PUBLICIDADE

Comida

Só pode o zum-zum

A abelha faz zum-zum e mel. Só que a legislação vigente no Brasil não leva em conta esse fato, pelo menos para as abelhas nativas, pelo menos por enquanto. Das centenas de espécies nativas, algumas sem ferrão, as chamadas Meliponinae, produzem mel muito saboroso e diverso. Na semana passada, a colunista do Paladar Neide Rigo contou como extrair o mel da jataí em casa e deu ideias de como usá-lo.


Ilustração: Farrell/AEFoto:

De fato, nos supermercados não se achará à venda o produto, pois o mel de abelhas nativas não atende aos padrões de umidade e concentração de açúcar que têm como referência o mel da Apis mellifera, espécie europeia (aquela listrada de amarelo e preto). Portanto, não é configurado como mel e não pode ser comercializado, a não ser que seja desidratado.

O problema do reconhecimento parece estar com os dias contados. O projeto da nova lei de produtos de origem animal (Riispoa), do Ministério da Agricultura, Pecuária e Abastecimento (Mapa), contempla enfim o mel de abelhas nativas. Só que a discussão não acaba aí. Segundo José da Cunha, presidente da Confederação Brasileira de Apicultura, há cerca de 350 mil apicultores e meliponicultores no País, dos quais 85% são agricultores familiares.

Ilustração: Farrell/AE 

E o novo regulamento em discussão faz exigências técnicas que preocupam essa maioria que cultiva tanto a Apis quanto as abelhas sem ferrão.” O pequeno produtor não tem como investir R$ 50 mil para construir uma estrutura que atenda às normas”, diz. A CBA enviou na última semana reivindicações ao ministério.

O ecólogo Jerônimo Villas-Bôas, autor do Manual Tecnológico: Mel de Abelhas sem Ferrão, saúda o prometido reconhecimento do mel nativo. “Mas não basta reconhecer e legislar. É preciso fomentar”, diz Jerônimo, que ressalta a necessidade de entender o mel como produto de uma cadeia complexa de agricultura familiar e de reconhecer métodos tradicionais de trabalhá-lo. “Cada arranjo produtivo – tradicional, indígena, quilombola – é de um jeito. Claro que deve atender a padrão de higiene. Mas o problema é que o ministério entende esse padrão de uma forma asséptica inviável.”

PUBLICIDADE

Como o Riispoa é um regulamento geral, o que preocupa Jerônimo é se os instrumentos normativos específicos, a serem editados depois, vão ter compreensão ampla sobre o mel de abelhas sem ferrão. E se haverá abertura por parte do Mapa para ouvir os pequenos produtores. De acordo com Ricardo Camargo, da Embrapa, que coordena a Câmara Setorial do mel na discussão do novo Riispoa no ministério, os pequenos produtores serão escutados. Ele lembra que o Riispoa abarca várias cadeias produtivas, e os Regulamentos Técnicos de Qualidade específicos de cada setor é que vão, na prática, disciplinar a produção e comercialização dos produtos. “Estamos numa fase de transição geral de ter que mudar o Riispoa e revitalizar os regulamentos. É um desafio”, diz.

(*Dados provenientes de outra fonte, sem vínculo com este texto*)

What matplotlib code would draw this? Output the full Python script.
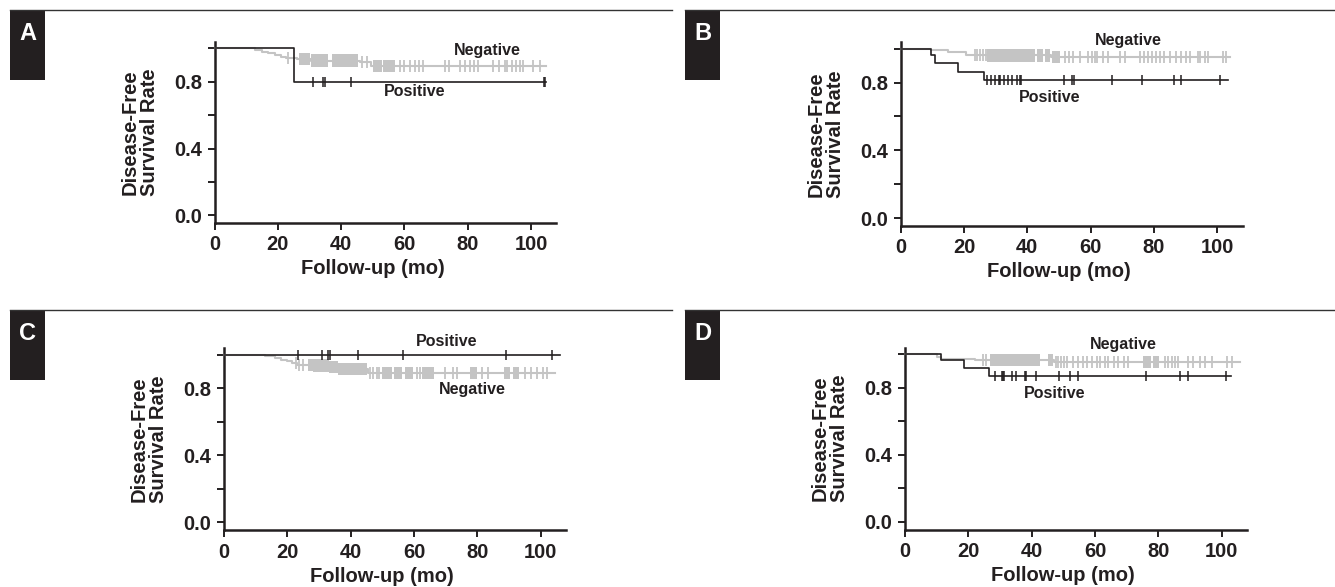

Segundo Camargo, as principais demandas dos pequenos produtores são o reconhecimento de pequenas unidades de extração, às vezes montadas no quintal de casa, e a caracterização do mel extraído como matéria-prima, portanto, livre de inspeção antes de ser beneficiado em entreposto – como é praxe no mundo todo. Quanto ao mel de abelhas nativas, que por ser mais úmido é mais suscetível à proliferação microbiana, Camargo sugere a redução do prazo de validade para viabilizá-lo comercialmente.